→ **SOURCE DATA**
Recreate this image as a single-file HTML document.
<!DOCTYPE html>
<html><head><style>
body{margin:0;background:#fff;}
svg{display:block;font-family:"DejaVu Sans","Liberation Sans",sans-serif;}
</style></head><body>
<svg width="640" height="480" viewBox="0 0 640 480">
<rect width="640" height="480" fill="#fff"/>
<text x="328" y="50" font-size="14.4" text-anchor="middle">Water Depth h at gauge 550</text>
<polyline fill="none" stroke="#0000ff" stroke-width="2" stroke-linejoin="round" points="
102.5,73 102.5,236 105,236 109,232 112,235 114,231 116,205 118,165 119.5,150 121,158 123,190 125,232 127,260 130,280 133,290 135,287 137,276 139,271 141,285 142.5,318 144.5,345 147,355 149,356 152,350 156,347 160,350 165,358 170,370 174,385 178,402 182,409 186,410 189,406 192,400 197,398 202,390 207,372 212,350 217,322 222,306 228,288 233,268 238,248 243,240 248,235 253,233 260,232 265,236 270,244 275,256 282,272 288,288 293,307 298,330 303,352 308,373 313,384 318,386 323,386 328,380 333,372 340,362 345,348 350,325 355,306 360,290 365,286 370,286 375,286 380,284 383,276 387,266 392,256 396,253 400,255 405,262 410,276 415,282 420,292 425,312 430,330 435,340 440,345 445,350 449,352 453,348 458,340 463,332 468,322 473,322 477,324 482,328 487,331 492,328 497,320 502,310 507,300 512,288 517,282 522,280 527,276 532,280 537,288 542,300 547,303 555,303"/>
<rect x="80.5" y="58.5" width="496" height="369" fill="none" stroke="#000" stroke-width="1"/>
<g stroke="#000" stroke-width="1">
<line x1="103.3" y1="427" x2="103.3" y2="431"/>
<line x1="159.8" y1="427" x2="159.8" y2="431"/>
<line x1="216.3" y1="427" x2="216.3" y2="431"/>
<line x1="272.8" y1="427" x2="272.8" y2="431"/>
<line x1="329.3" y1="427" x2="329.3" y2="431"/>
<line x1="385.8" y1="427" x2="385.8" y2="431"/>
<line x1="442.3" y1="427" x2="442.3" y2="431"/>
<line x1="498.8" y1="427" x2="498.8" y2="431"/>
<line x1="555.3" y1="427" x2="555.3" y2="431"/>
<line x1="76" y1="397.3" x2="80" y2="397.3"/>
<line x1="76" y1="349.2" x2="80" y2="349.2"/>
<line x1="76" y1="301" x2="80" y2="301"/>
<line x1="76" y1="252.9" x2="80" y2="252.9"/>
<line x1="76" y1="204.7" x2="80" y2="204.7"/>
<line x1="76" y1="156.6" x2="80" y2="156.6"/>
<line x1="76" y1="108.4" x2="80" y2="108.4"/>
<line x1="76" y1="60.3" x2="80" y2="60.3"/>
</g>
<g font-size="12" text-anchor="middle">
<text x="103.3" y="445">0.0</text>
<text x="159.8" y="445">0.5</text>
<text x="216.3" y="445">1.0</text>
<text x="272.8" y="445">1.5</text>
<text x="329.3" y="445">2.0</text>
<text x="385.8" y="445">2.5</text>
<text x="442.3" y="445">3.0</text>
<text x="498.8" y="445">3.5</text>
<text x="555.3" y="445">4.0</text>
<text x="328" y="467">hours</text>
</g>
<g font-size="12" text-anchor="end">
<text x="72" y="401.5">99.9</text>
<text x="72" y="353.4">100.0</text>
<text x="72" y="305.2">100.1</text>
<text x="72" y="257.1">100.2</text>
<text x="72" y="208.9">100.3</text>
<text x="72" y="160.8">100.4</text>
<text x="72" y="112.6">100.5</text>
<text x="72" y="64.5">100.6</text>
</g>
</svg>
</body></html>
==
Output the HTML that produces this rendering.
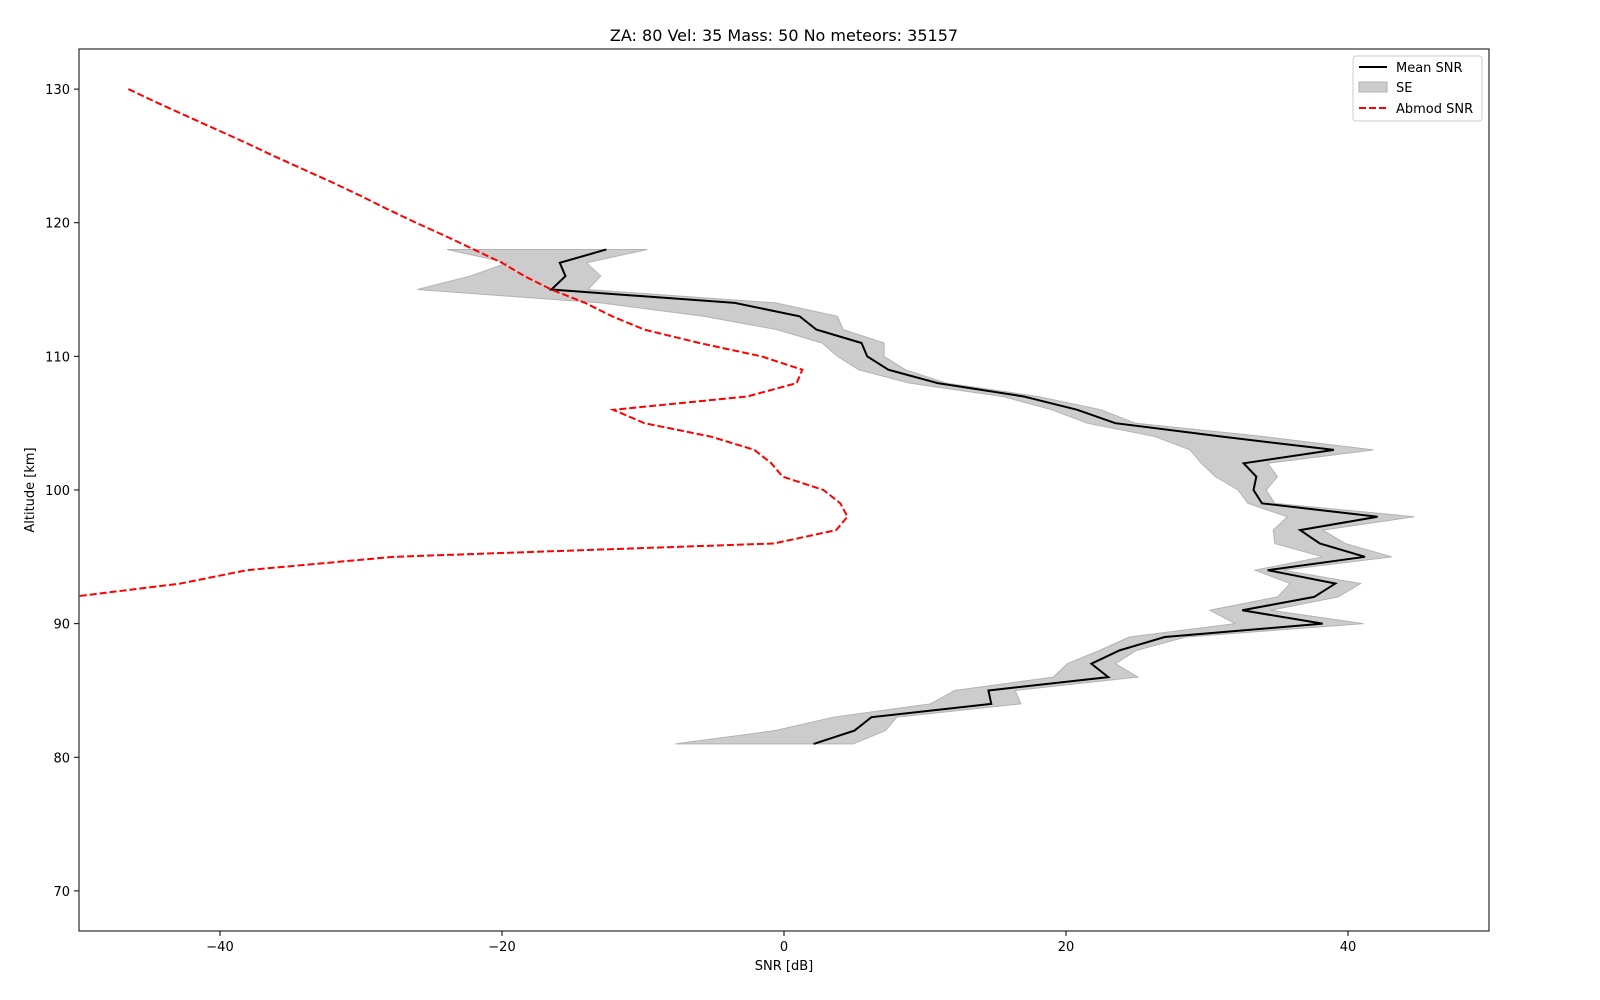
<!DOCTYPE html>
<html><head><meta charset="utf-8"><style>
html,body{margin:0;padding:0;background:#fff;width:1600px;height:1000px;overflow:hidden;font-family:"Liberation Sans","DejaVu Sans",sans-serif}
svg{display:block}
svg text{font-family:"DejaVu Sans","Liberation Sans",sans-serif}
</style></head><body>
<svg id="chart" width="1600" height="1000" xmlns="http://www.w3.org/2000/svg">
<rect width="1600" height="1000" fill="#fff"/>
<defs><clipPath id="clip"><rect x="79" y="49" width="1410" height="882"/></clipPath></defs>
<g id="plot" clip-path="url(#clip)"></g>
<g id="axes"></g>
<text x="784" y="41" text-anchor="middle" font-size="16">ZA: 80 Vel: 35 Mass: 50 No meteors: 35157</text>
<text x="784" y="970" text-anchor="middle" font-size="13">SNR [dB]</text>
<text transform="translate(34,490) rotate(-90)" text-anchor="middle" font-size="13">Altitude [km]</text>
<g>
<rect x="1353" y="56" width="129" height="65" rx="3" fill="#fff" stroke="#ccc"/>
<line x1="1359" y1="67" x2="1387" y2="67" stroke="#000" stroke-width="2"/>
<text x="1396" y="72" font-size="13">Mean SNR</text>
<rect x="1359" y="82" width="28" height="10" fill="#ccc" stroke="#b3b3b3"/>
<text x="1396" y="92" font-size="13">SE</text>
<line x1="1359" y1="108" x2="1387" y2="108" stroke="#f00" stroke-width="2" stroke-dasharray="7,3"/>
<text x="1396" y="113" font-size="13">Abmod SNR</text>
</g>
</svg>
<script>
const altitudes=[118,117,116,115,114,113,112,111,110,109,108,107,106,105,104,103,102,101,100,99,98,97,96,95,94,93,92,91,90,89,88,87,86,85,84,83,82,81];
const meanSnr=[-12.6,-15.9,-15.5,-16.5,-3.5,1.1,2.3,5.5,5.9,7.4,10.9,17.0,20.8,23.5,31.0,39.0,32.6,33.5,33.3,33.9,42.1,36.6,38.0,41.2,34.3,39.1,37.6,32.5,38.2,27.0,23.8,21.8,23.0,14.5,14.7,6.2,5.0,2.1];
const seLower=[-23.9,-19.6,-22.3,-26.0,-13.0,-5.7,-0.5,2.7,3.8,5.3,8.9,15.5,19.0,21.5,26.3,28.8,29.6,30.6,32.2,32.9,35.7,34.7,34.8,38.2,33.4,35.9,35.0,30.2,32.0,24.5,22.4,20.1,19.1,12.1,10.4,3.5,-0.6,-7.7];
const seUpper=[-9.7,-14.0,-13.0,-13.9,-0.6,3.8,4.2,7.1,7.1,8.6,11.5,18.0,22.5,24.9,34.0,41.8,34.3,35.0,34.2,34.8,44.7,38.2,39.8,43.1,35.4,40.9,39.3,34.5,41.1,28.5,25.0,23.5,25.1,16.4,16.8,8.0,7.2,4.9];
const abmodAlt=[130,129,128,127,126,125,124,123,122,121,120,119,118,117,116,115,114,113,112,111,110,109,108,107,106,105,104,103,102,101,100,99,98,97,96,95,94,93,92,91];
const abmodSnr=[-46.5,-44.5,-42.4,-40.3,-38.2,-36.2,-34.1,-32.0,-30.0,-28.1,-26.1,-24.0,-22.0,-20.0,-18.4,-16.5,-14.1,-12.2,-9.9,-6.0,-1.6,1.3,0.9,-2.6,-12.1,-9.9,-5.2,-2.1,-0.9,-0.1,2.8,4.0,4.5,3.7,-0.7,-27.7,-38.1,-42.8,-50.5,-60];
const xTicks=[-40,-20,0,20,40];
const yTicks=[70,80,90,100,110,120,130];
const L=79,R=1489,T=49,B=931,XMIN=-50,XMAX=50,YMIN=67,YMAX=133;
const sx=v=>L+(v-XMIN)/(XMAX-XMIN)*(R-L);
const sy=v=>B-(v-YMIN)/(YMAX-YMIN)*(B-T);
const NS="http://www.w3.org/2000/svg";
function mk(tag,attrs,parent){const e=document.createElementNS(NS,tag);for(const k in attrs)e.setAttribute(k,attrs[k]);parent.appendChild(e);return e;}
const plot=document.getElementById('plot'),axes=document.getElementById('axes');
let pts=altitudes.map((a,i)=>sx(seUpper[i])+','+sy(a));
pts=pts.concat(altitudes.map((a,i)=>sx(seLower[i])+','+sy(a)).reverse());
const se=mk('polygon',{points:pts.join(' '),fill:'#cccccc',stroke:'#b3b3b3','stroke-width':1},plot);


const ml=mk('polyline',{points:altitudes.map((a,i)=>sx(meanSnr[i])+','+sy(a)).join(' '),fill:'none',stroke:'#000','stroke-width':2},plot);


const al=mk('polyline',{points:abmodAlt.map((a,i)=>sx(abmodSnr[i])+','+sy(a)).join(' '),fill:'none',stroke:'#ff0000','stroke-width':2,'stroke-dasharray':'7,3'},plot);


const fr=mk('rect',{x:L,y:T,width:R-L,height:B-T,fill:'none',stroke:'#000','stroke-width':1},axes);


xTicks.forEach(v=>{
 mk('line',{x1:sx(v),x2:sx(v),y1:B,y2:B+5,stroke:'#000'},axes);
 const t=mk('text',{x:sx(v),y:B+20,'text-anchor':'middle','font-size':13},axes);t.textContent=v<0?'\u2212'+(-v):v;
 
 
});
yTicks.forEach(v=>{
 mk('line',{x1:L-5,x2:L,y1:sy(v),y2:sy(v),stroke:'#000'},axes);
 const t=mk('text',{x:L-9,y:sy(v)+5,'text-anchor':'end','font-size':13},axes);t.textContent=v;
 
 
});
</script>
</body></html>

→ **EXERCISE**
Identify each line of the material where the word "document" shows up, and copy it.

→ **COMPLETE ANSWER**
Recreate this image as a single-file HTML document.
function mk(tag,attrs,parent){const e=document.createElementNS(NS,tag);for(const k in attrs)e.setAttribute(k,attrs[k]);parent.appendChild(e);return e;}
const plot=document.getElementById('plot'),axes=document.getElementById('axes');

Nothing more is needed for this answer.